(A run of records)
++++++++++

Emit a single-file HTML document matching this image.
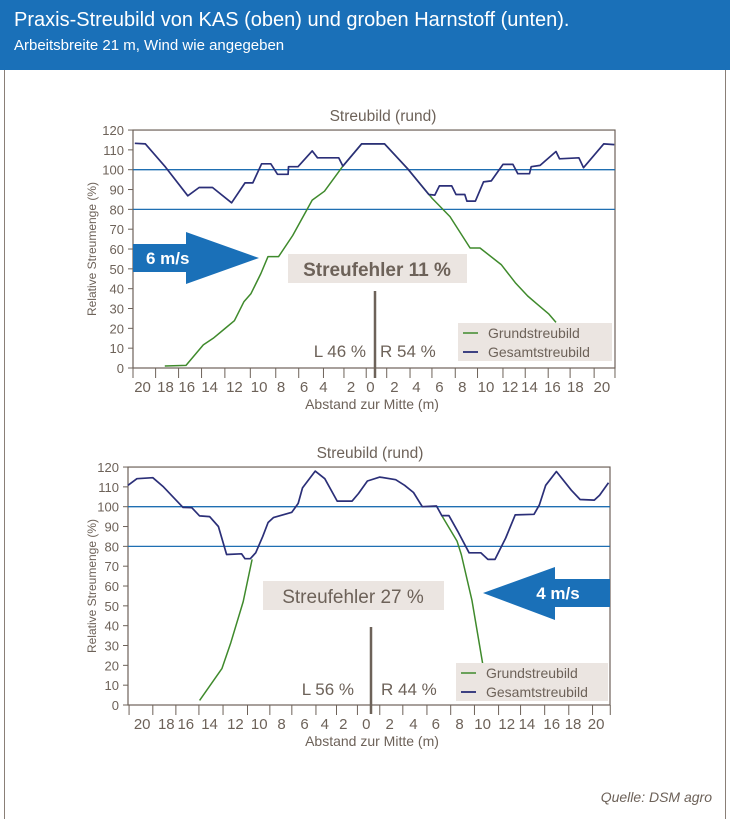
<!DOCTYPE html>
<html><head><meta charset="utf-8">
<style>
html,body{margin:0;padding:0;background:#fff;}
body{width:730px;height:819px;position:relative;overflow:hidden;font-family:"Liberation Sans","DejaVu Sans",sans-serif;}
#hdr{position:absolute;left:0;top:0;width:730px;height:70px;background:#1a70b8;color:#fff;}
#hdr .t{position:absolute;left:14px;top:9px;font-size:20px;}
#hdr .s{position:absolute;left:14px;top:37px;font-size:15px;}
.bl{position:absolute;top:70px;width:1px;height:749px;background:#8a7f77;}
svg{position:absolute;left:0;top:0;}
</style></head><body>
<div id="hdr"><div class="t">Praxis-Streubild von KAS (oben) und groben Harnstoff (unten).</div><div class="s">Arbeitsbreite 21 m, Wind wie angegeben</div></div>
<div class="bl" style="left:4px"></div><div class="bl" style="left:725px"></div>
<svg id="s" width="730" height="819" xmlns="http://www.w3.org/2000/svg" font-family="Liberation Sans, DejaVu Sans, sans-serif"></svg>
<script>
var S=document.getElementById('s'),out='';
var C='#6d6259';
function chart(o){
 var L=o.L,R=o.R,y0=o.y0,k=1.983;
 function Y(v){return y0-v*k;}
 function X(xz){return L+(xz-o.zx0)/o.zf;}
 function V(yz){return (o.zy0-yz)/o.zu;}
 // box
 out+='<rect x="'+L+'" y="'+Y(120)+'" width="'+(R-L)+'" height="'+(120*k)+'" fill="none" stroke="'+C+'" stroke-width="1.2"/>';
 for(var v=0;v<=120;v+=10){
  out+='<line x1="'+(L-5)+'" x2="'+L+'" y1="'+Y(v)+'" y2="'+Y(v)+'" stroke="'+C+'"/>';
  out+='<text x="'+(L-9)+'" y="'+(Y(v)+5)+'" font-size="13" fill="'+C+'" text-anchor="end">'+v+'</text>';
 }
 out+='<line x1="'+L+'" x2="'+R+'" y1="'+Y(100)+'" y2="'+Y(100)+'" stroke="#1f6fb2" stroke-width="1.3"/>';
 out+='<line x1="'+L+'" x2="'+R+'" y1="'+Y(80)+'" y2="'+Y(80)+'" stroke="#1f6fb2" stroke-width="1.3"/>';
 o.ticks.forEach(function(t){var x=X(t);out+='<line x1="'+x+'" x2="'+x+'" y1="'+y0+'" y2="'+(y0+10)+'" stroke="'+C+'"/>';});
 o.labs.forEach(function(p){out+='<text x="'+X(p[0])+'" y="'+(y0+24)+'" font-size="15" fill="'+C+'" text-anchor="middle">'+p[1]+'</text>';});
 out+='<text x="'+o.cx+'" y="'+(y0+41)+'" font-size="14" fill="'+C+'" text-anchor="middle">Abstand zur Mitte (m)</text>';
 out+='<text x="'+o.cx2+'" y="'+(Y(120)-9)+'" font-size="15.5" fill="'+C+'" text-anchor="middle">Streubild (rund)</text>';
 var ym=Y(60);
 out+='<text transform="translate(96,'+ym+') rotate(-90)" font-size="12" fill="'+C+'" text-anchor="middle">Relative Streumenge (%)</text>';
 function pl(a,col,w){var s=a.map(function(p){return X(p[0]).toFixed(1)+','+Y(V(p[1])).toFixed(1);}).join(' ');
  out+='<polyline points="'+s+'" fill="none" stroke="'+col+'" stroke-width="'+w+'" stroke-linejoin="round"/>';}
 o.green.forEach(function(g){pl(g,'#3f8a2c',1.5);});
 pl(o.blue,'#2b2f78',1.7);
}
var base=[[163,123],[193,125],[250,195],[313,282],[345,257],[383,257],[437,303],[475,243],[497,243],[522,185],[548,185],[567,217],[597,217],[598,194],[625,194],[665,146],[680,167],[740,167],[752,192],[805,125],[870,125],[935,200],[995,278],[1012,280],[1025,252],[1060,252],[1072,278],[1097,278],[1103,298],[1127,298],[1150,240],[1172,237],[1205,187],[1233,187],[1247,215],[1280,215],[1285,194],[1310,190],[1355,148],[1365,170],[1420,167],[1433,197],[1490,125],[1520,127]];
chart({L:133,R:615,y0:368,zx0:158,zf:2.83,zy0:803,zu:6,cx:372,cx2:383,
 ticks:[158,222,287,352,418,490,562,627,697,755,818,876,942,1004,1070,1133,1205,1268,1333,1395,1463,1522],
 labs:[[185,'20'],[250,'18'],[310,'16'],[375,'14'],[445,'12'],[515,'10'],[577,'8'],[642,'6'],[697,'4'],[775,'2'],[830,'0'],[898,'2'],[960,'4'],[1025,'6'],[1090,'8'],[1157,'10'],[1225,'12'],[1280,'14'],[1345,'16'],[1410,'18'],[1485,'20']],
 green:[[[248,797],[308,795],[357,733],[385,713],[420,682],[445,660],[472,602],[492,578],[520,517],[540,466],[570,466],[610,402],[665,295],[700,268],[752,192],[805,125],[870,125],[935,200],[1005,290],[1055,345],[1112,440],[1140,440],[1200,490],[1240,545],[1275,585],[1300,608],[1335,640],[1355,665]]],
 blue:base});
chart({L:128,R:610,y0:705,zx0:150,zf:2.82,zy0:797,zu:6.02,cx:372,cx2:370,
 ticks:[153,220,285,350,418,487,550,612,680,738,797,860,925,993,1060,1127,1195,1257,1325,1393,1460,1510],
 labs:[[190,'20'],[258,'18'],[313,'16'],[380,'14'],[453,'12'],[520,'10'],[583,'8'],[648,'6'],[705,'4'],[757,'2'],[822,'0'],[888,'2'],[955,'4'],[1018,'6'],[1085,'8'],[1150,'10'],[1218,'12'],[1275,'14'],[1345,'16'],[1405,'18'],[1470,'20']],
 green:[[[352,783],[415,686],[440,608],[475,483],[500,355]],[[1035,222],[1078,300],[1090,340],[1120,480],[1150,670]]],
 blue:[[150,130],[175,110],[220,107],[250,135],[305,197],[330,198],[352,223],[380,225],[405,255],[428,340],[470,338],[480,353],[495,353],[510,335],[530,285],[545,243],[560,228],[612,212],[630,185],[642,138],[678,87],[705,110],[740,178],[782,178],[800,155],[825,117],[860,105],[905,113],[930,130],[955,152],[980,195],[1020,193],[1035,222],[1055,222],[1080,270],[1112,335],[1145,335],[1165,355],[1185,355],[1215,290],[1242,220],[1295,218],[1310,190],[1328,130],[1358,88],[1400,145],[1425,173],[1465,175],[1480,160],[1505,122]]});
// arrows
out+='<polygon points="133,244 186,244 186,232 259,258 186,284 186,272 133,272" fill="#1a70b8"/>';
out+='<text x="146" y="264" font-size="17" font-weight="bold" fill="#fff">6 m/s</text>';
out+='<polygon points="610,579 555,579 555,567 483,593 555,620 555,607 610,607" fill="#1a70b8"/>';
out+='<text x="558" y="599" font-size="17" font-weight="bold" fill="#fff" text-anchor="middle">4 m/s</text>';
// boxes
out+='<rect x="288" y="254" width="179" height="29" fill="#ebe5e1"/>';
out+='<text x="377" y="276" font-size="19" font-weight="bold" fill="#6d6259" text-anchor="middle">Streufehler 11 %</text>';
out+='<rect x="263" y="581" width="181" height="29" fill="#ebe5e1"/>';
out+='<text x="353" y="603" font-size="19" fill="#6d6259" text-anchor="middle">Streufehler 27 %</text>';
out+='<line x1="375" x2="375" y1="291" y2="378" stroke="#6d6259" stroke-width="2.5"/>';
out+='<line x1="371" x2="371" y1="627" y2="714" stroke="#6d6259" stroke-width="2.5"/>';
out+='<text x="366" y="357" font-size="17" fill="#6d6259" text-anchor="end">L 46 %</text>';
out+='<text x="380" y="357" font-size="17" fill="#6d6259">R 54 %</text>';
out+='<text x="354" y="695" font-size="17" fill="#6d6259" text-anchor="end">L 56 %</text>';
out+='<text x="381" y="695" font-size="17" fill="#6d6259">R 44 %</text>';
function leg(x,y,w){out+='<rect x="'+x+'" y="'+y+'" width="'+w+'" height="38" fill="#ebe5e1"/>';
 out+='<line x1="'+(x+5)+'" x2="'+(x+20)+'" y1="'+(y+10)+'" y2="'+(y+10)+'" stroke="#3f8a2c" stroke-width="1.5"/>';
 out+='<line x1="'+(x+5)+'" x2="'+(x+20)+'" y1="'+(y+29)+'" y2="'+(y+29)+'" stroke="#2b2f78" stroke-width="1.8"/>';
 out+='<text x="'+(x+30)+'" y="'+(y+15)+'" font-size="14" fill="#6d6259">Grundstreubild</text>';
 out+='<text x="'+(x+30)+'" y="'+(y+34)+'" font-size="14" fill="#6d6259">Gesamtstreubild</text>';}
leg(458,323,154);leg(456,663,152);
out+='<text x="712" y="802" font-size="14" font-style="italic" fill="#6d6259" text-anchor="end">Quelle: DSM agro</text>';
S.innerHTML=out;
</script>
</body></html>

++++++++++

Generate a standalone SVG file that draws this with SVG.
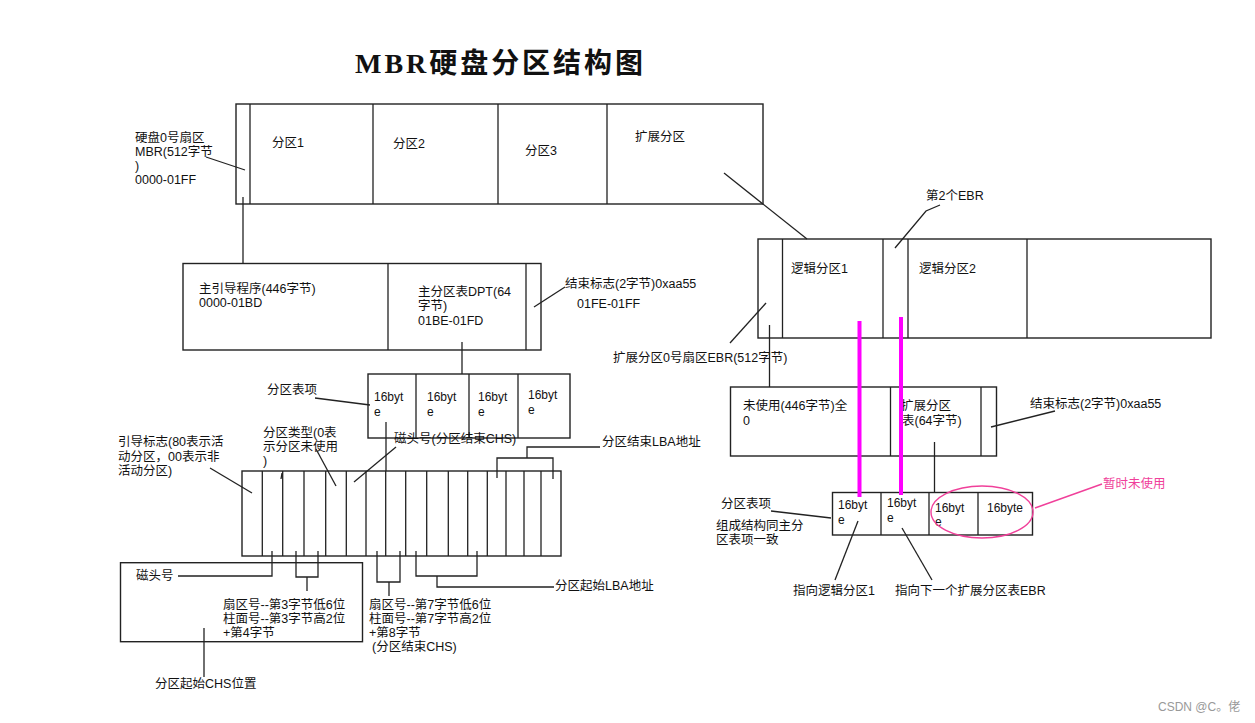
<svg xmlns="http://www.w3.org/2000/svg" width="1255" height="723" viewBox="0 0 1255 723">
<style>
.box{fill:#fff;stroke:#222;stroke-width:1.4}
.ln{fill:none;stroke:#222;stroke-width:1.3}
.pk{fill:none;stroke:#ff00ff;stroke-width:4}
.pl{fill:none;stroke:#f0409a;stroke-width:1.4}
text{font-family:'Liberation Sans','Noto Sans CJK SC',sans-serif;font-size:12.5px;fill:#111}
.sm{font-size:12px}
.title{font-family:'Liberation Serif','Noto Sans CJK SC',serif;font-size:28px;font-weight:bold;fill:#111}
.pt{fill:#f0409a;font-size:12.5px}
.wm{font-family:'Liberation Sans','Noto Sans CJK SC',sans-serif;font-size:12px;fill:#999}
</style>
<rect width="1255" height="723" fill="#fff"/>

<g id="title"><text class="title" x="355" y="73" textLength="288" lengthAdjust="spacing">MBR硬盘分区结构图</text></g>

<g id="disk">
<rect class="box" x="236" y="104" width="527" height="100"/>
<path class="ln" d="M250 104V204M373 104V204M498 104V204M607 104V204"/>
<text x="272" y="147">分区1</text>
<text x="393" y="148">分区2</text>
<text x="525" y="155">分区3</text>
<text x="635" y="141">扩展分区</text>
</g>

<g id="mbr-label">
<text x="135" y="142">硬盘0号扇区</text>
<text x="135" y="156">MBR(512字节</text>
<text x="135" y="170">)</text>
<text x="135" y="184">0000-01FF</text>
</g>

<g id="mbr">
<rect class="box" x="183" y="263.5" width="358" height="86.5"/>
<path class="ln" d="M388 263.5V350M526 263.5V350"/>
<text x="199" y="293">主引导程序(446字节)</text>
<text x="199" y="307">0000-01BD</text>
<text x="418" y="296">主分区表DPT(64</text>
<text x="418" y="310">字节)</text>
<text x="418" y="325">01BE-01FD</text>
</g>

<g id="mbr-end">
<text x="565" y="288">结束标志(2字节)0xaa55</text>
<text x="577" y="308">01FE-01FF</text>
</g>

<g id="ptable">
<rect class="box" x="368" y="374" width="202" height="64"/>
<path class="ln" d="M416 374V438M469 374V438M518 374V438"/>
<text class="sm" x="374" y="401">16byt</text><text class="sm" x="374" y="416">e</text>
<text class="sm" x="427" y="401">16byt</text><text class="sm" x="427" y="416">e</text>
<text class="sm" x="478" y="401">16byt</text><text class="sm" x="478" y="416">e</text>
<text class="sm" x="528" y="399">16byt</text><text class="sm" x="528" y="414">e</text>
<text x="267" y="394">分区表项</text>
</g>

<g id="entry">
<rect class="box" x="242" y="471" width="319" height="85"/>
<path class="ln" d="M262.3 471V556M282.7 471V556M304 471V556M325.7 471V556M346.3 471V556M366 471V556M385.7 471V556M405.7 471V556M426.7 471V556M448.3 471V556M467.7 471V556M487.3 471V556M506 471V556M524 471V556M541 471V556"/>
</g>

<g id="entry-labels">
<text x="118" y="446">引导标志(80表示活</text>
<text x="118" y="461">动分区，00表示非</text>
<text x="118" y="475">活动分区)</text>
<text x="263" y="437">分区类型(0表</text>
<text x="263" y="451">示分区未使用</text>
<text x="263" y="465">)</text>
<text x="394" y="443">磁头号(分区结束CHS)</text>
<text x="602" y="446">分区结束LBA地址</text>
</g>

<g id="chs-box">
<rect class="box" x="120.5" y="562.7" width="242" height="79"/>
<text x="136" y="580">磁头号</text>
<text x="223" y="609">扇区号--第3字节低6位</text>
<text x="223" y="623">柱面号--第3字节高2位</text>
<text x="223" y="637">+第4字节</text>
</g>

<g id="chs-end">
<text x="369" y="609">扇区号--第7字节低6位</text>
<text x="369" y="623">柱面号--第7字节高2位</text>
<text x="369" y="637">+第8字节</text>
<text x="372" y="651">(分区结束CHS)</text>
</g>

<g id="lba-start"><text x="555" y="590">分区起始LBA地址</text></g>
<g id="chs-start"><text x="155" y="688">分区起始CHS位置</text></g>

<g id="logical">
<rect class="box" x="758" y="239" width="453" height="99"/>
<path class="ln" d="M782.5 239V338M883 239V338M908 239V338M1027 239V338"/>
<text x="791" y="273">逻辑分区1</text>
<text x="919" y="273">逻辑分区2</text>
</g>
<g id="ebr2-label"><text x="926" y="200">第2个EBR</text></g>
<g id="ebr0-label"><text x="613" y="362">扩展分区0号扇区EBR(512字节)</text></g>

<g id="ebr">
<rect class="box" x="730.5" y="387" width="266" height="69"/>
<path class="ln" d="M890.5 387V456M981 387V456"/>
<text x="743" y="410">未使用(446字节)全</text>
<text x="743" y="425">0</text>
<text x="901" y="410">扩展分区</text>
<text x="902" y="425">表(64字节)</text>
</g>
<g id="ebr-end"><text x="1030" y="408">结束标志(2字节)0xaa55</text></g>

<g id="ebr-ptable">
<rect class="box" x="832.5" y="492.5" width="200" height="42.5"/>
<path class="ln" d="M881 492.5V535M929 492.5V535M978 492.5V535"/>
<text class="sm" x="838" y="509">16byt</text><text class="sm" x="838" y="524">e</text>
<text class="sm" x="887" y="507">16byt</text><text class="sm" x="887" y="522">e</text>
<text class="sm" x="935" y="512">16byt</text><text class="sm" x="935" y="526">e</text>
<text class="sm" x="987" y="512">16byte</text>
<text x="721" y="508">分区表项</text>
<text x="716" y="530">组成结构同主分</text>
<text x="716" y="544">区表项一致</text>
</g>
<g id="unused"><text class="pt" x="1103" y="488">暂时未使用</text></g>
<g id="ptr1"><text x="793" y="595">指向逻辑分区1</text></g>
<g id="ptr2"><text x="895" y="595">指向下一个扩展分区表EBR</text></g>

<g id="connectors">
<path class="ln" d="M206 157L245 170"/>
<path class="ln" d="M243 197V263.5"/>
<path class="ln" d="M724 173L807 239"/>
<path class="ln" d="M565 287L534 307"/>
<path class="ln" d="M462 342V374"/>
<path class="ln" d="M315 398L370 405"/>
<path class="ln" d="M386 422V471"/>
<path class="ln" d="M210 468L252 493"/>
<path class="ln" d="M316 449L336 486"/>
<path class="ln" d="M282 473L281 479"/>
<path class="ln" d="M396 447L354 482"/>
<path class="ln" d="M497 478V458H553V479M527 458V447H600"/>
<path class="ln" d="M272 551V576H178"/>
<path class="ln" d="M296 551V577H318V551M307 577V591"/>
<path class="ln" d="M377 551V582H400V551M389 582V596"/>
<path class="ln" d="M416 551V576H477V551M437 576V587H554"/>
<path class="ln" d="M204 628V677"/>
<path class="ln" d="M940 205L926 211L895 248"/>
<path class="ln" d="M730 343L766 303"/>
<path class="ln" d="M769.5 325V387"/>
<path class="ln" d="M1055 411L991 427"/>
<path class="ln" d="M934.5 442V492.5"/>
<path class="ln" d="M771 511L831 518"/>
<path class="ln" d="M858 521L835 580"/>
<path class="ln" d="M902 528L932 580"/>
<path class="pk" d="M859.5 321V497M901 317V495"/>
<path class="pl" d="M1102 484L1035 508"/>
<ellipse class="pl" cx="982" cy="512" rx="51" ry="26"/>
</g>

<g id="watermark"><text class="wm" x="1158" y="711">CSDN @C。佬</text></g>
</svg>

++++++++++

# Task objective
Determine the number of lines containing "file". Write only that number.

# Task result
2